By Mike Pomranz
Updated January 22, 2016

Forget trying to drink wine in Iran. According to a new decree, the Islamic country doesn’t even want people to write the word. I guess our Iranian edition will have to just be “Food &” from now on.

Thanks to the Islamic Revolution, Iran has an unfriendly relationship with alcohol. Booze was banned in 1979, and according to the Washington Post, Muslim citizens can be punished with lashings for drinking. But apparently simply keeping hooch off the market hasn’t been enough to prevent the “Western cultural onslaught and any insult against the prophets,” so now Iran’s Culture Ministry wants to ban simply writing the word “wine” as well.

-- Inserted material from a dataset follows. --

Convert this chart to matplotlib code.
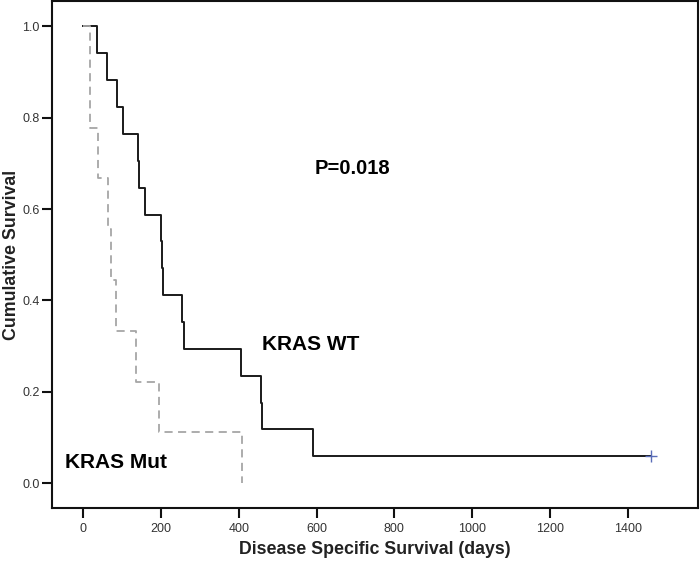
import matplotlib
matplotlib.use("Agg")
import matplotlib.pyplot as plt

# ----------------------------------------------------------
# DATA
# ----------------------------------------------------------
wt_times = [0, 35, 61, 88, 102, 141, 143, 158, 200, 202, 205, 253, 259, 407, 456, 460, 592, 1460]
wt_surv = [1.0, 0.941, 0.882, 0.824, 0.765, 0.706, 0.647, 0.588, 0.529, 0.471,
           0.412, 0.353, 0.294, 0.235, 0.176, 0.118, 0.059, 0.059]

mut_times = [0, 18, 38, 63, 71, 84, 136, 195, 409]
mut_surv = [1.0, 0.778, 0.667, 0.556, 0.444, 0.333, 0.222, 0.111, 0.0]

wt_censor_times = [1460]
wt_censor_surv = [0.059]

x_ticks = [0, 200, 400, 600, 800, 1000, 1200, 1400]
y_ticks = [0.0, 0.2, 0.4, 0.6, 0.8, 1.0]

plt.rcParams["font.family"] = ["Liberation Sans", "DejaVu Sans"]

fig = plt.figure(figsize=(7.0, 5.66), dpi=100)
ax = fig.add_axes([0.0743, 0.1025, 0.9227, 0.895])

# --- curves ---
ax.step(wt_times, wt_surv, where="post", color="#1a1a1a", lw=1.4, zorder=3)
ax.step(mut_times, mut_surv, where="post", color="#a6a6a6", lw=1.3,
        linestyle=(0, (4.5, 3)), zorder=4)
ax.plot(wt_censor_times, wt_censor_surv, linestyle="none", marker="+",
        markersize=8, markeredgewidth=1.0, color="#5a6db8", zorder=5)

# --- annotations ---
ax.text(691, 0.688, "P=0.018", fontsize=14.5, fontweight="bold", ha="center", va="center")
ax.text(460, 0.303, "KRAS WT", fontsize=15, fontweight="bold", ha="left", va="center")
ax.text(-46, 0.044, "KRAS Mut", fontsize=15, fontweight="bold", ha="left", va="center")

# --- axes ---
ax.set_xlim(-80, 1580)
ax.set_ylim(-0.0546, 1.0546)
ax.set_xticks(x_ticks)
ax.set_yticks(y_ticks)
ax.set_yticklabels([f"{v:.1f}" for v in y_ticks])
ax.tick_params(axis="both", direction="out", length=7, width=1.5,
               labelsize=9, labelcolor="#333333", color="#111111")
ax.tick_params(axis="y", pad=2)
ax.tick_params(axis="x", pad=4)
for spine in ax.spines.values():
    spine.set_linewidth(1.5)
    spine.set_color("#111111")

ax.set_xlabel("Disease Specific Survival (days)", fontsize=12.8, fontweight="bold",
              color="#222222")
ax.set_ylabel("Cumulative Survival", fontsize=12.8, fontweight="bold",
              color="#222222")
ax.xaxis.set_label_coords(0.5, -0.066)
ax.yaxis.set_label_coords(-0.049, 0.5)

fig.savefig("out.png", dpi=100)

Books in the country are already reviewed by the ministry before publication to make sure they are “in line with promoting the principles of the Islamic Revolution,” according to RT News. Now with fear that “the cultural invasion of the arrogant [Western] powers” is continuing to increase, officials have decided to ramp up censorship even further. “Words like ‘wine’ and the names of foreign animals and pets, as well as the names of certain foreign presidents, are also banned under the new restricting regulations,” Mohammad Selgi, the head of book publishing at the Ministry of Culture and Islamic Guidance, was quoted as saying.

As RT points out, the new guideline on wine presents a number of potential issues. The word “wine” appears in the Quran, winemaking has a deep-rooted history in the country, and famed Persian writers like the poet and philosopher Omar Khayyam have used the word repeatedly. Not to even mention that the word “wine” is used in the announcement that bans the word “wine.”

Still, if there is any positive here, I bet that by banning the word “wine,” snobbery in Iran will plummet. Maybe they should consider banning the words “Mercedes-Benz” and “Telluride” as well.